Although I admire your luddism, Jack, your use of from 64-8 reminds me of Mr Praline being given a cat licence by the man from the cat detector van that was, in fact, a dog licence with the word ‘dog’ crossed out and ‘cat’ written in crayon.

I suspect that the problem is a mistake as HMRC also fail to mention it in these instructions:

Apparently HMRC are working on updating the TRS to allow taxable trusts that are no longer taxable to ‘reregister’ as non-taxable trusts. So, for the time being at least, the opposite problem doesn’t exist.

HMRC promise in their charter to keep to a minimum the compliance cost of ‘customers’.

I am intrigued, having never come across this document at all. We could do with more of these to prevent online procedures being so opaque. One could then be prepared better by having to hand information that is required, just as always prompted by a read through of a paper form and its notes.

I used to be a terminal sceptic about examples but I am now a convert. Back in the 17th century when I gave lectures I was dismissive of those (who were under the strange misapprehension that I was doing it for their benefit) who suggested examples, and even slides, might be helpful. But I was evangelised by Sch 2 Part 2 of the Consumer Credit Act 1974 (not 1674) and lament that we do not have more statutory examples, for which I commend HMRC Manuals and the GAAR.
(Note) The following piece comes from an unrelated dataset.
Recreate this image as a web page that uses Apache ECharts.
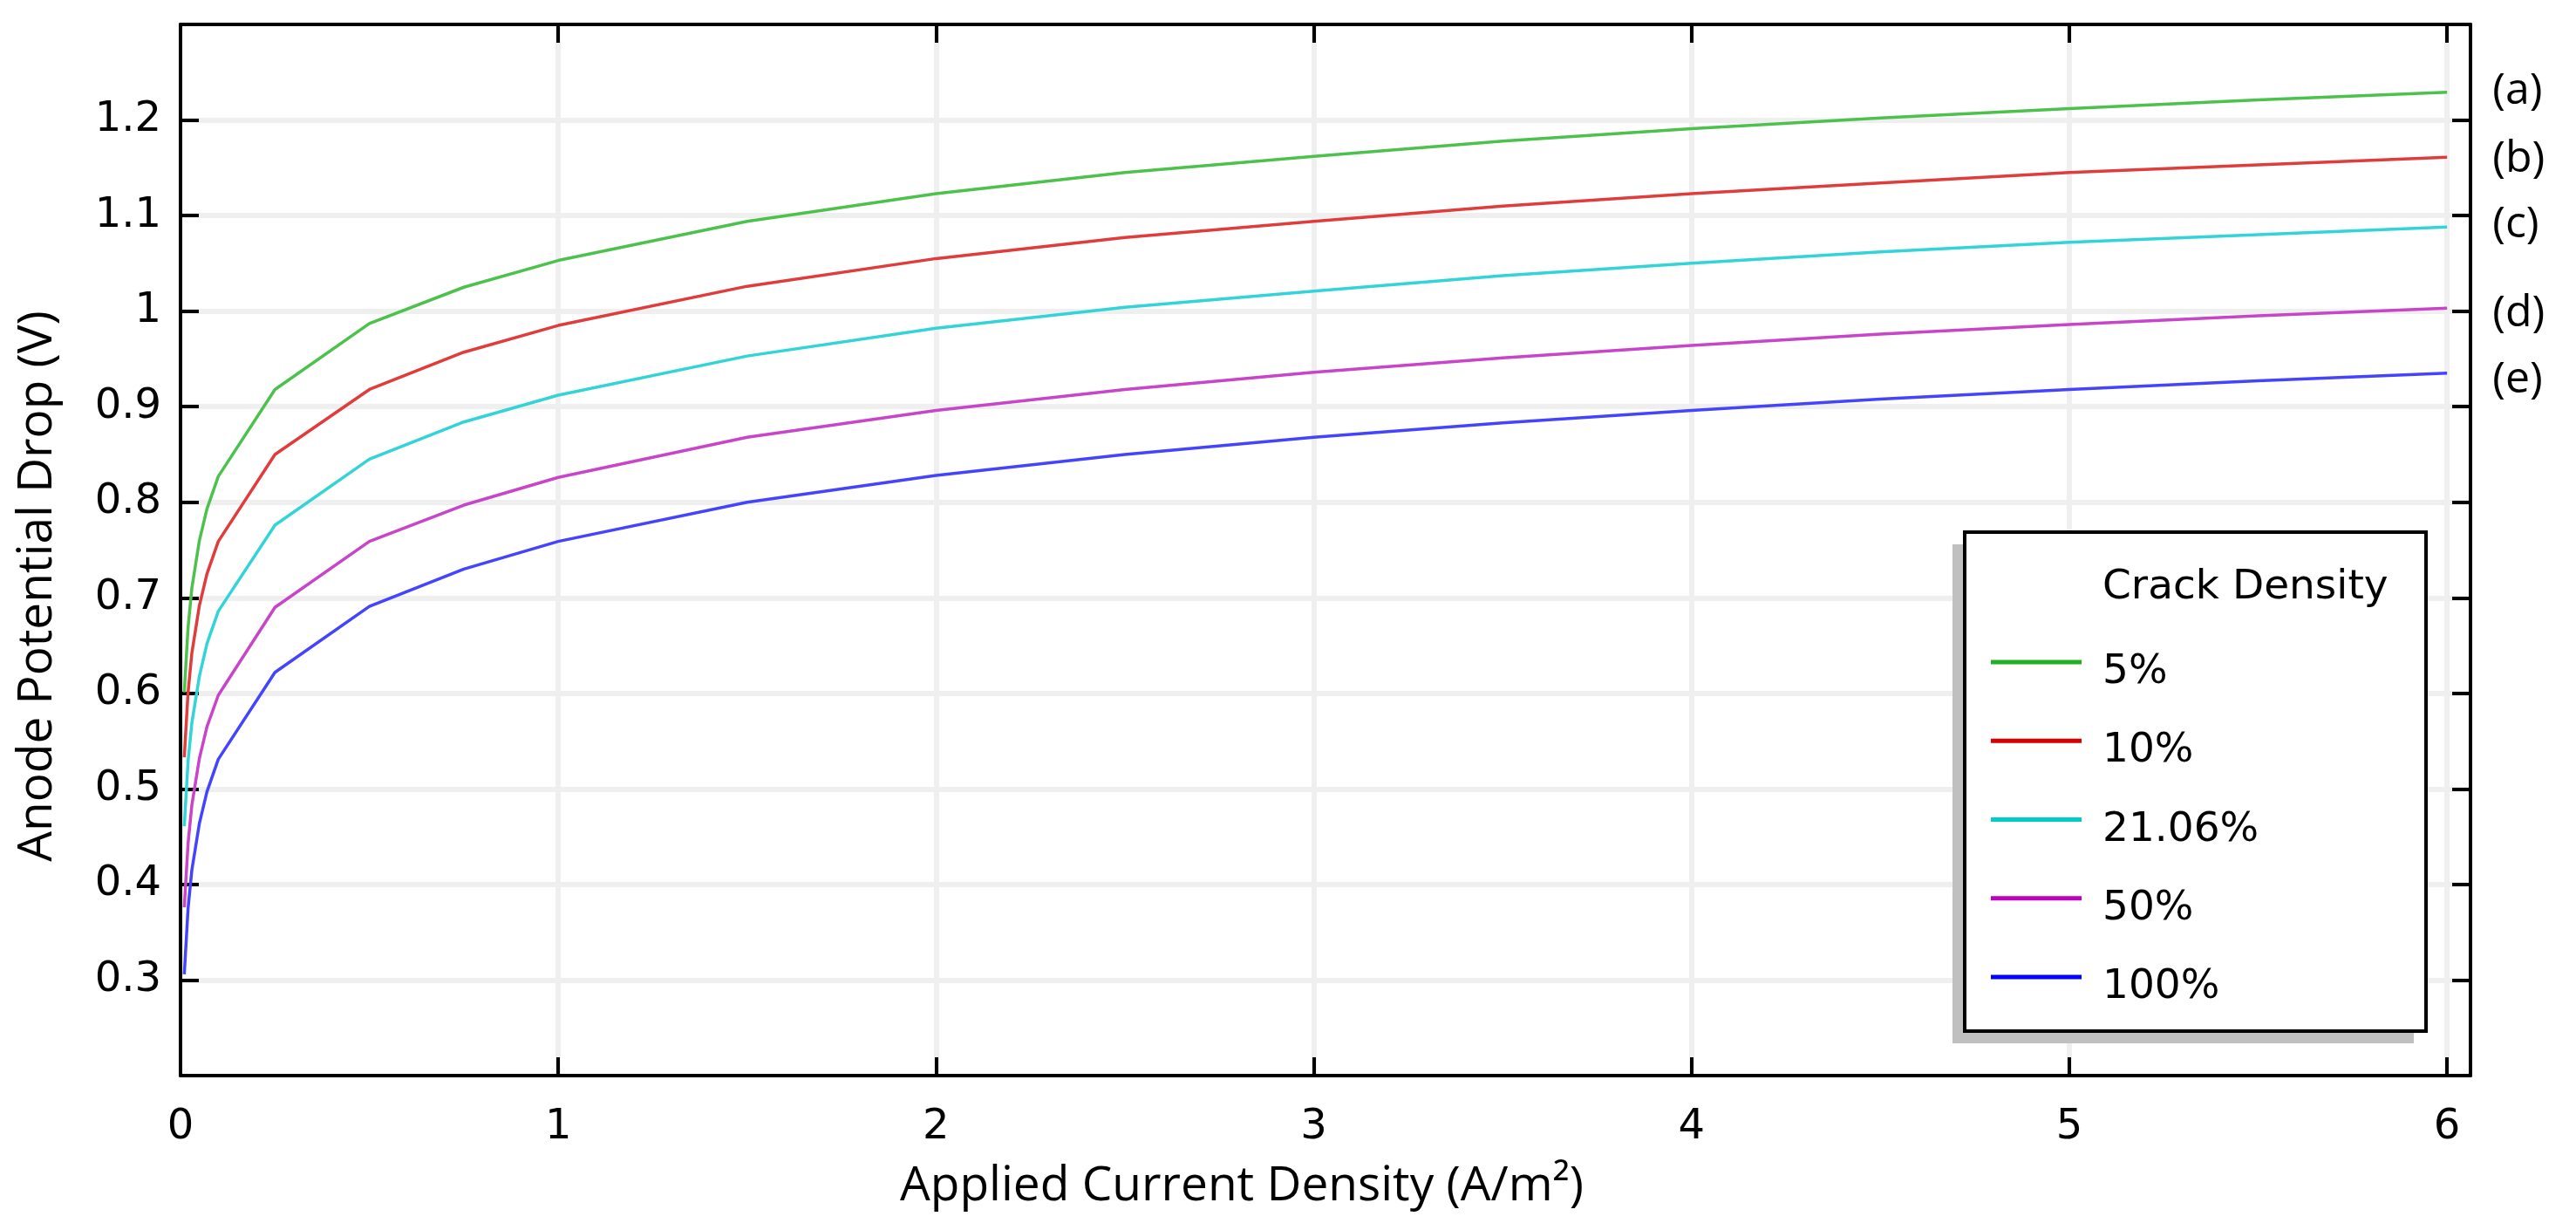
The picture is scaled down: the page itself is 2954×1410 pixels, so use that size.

I still distrust formulae e.g. s8D IHTA et seq. but this is based on a maths teacher of mine, Brother Peter. His trick was to pose the question “If I have 7 tables and 7 chairs, what’s the conclusion?”. Failure to answer correctly merited the strap, a “purposive construction” as now favoured by the judiciary. They employ it to discern the intention of Parliament whereas the De La Salle brothers were tuning in to the will of the Almighty. Sed quaere.

Jack Harper

I thought this was the case as I seemed to instantly lose access for the URN but found I could log in and access the TRS record with the UTR.

I have found the same, authorisation disappears as soon as the trust turns taxable. HMRC told me this should not happen, but I have seen it happen twice now.

I have another one i have just done so I will see if it happens again.